For the past 150 years, the UK’s sheep numbers have remained steady at around the level they are now, apart from one huge increase – by over 14 million between 1980 and 1995 – due to the effect of a change in European CAP subsidies. Those numbers were stalled by the 2001 foot and mouth outbreak.
Future opportunities
What is the outlook for sheep? Lamb prices are relatively high currently but many hill farmers are considering giving up a hard and lonely business where there is not always a viable living to pass on to a younger generation. Continued uncertainty over government subsidies and support may force their hands.
There are possibly some more encouraging signs for wool as the fashion industry – the second biggest polluting industry in the world – looks for sustainable options. For wool this often means merino wool raised in Australia or South America, and knitted in China, in line with figures that show that 90 percent of the clothing that we buy in Britain is manufactured abroad.
Other opportunities are being explored for this versatile fibre: wool is being mixed into compost to help retain water as peat is being phased out. Wool-filled mattresses, pillows and duvets are beginning to sell in greater numbers, offering as much comfort as duck and goose down.
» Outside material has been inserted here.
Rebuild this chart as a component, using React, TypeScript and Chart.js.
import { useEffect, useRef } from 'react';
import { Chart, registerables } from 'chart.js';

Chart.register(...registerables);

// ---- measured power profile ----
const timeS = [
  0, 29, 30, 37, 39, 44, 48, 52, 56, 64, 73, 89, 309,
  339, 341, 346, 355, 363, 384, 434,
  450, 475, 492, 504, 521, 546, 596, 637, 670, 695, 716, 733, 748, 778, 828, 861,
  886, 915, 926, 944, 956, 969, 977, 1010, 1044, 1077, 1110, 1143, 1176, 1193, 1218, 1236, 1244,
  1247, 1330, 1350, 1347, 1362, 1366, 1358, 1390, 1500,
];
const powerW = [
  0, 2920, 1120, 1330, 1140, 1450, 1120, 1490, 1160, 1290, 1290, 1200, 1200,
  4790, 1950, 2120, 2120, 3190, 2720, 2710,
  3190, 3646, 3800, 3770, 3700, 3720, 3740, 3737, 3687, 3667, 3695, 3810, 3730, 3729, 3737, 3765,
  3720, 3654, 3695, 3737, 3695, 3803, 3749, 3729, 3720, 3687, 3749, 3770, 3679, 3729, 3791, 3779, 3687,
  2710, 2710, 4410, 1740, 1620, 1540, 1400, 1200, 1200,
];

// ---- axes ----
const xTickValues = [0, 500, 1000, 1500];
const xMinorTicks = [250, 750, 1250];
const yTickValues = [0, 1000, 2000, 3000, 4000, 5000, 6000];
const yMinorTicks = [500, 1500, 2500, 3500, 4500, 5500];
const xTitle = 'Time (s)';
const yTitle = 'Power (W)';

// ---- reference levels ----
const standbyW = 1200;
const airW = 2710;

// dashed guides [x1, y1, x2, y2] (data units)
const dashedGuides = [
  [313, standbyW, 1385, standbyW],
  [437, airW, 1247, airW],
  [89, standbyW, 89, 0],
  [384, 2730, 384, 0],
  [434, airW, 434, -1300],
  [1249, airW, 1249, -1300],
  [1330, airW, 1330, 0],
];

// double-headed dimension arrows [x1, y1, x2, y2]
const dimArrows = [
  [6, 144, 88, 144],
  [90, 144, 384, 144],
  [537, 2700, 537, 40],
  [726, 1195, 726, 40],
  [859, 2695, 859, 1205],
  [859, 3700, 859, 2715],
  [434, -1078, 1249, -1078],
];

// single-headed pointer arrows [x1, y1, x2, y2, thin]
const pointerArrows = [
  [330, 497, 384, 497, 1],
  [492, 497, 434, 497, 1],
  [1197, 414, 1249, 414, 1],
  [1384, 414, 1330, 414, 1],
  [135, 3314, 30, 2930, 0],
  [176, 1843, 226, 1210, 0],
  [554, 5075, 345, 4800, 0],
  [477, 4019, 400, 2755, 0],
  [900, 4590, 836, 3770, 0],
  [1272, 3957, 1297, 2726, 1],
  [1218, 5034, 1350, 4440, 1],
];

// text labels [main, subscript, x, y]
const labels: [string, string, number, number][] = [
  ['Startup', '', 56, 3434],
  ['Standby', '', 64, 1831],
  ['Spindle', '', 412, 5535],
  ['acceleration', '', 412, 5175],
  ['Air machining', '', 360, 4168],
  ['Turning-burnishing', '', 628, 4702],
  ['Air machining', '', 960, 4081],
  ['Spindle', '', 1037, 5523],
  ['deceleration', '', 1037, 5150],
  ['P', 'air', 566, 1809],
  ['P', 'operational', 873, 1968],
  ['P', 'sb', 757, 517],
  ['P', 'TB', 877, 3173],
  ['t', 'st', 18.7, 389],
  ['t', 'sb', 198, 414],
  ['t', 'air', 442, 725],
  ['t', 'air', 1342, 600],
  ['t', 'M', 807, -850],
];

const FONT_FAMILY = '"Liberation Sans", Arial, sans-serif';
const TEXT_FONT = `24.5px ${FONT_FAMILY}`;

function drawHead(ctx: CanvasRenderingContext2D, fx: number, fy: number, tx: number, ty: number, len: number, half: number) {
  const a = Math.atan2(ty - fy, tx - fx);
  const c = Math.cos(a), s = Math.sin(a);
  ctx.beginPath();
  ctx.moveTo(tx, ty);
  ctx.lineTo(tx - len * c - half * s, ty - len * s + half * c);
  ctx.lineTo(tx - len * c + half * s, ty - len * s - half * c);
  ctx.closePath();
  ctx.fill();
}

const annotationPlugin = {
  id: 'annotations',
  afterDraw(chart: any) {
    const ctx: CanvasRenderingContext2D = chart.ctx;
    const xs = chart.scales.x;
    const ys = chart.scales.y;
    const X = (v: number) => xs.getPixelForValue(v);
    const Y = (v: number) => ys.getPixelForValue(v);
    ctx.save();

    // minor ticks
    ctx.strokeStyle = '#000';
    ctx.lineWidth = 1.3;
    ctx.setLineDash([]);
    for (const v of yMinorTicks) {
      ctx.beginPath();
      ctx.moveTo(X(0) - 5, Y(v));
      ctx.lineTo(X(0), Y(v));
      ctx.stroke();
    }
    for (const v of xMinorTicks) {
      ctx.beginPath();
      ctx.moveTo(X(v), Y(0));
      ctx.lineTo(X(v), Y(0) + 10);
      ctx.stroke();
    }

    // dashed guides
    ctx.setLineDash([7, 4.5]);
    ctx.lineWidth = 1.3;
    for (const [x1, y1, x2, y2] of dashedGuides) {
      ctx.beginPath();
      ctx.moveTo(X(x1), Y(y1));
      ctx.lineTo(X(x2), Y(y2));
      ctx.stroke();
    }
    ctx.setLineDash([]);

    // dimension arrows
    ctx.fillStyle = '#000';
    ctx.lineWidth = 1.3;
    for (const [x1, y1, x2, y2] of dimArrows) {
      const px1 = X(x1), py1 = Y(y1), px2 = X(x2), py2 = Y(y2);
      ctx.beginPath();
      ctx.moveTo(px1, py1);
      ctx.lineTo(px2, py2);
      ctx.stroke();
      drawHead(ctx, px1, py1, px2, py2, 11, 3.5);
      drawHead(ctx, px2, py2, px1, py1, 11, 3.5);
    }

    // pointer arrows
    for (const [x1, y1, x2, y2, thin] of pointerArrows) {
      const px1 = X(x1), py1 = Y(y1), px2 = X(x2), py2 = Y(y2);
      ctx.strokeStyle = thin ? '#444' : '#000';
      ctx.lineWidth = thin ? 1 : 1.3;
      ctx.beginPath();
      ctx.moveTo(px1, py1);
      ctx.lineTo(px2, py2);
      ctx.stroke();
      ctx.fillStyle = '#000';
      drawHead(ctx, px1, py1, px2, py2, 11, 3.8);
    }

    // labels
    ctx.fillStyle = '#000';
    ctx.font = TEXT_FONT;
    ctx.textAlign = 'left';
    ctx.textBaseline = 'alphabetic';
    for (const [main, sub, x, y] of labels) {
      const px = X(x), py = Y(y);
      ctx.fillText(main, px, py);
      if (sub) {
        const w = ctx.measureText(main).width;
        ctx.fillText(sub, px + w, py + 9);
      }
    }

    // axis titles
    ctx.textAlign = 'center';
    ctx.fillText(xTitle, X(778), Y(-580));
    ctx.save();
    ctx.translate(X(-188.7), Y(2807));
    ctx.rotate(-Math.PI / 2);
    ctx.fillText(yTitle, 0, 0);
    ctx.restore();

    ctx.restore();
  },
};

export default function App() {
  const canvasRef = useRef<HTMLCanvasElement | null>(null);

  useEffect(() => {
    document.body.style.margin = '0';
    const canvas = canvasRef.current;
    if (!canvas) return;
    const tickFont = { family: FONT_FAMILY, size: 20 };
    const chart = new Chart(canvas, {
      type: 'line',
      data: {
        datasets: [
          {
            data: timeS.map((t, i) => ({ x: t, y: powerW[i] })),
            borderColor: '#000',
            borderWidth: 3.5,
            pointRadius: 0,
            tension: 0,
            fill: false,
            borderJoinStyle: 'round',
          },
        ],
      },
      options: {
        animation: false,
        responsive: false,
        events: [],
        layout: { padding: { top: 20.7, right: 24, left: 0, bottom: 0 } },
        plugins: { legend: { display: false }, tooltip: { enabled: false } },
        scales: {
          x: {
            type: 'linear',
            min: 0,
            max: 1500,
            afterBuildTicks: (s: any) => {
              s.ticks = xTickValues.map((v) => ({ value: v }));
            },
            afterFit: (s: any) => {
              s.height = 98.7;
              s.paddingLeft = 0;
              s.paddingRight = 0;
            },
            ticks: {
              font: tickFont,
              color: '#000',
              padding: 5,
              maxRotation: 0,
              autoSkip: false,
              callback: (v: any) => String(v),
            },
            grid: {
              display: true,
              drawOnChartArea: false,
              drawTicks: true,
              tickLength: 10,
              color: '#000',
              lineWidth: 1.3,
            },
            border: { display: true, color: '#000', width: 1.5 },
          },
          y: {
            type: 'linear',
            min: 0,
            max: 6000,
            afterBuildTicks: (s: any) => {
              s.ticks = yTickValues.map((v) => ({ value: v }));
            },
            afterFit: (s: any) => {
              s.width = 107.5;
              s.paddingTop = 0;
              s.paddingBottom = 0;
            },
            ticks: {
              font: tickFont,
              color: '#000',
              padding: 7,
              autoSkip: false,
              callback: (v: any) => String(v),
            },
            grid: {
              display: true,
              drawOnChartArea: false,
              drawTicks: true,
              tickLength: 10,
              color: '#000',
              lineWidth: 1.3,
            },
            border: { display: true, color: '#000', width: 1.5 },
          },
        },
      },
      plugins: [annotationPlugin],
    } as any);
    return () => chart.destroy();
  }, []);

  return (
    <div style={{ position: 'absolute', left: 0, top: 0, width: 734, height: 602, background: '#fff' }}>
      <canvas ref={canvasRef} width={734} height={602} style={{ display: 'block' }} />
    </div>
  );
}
This is happening at that same time that the ethics of the down trade are being questioned – between 60-90 percent of world’s down market is live-plucked, according to a report by Kalla Fakta. This involves birds being tied up and having their breast feathers ripped out every 6-8 weeks. And as the need to insulate our homes properly to save energy becomes more urgent, wool offers a natural alternative to hard-to-dispose-of fibreglass.
The best hope is a compromise and this may be where we will end up, possibly dictated by policy – or lack of it. Sheep numbers are likely to reduce by natural attrition. Hill farms are being replaced by carbon offsetting woodland, especially in Wales, where such schemes with large backers are outbidding young farmers for land. Most rewilding campaigners acknowledge that farming will need to co-exist with their reintroduction ambitions.
Farming will continue to evolve and adapt, as it always has done. There is much greater interest in regenerative agriculture, which vitally restores and improves the soil and offers commercial viability. If the government gets behind this nature-friendly farming, huge strides will be made. Even Ben Goldsmith admits that sheep can “work well in the rotational practices favoured by regenerative farms in our productive heartlands…they can also aid in the conservation of certain precious cultural landscapes, such as flower-rich hay meadows.”
Perhaps we will also finally rediscover the natural benefits of wool as a fibre that can enhance our homes, our clothing, and our environment. For a start, it needs less washing.
The sight of Herdwicks browsing the Lake District fells, Welsh mountain sheep being gathered from the Black Mountains, and Cheviots nursing their lambs among the Southern Uplands, will surely not be lost for ever. Nor will the skills of those who look after them.
I’ll leave the last words to John Lewis-Stempel: “Sheep farming can be a virtuous circle where we all win: sheep, humans and nature.”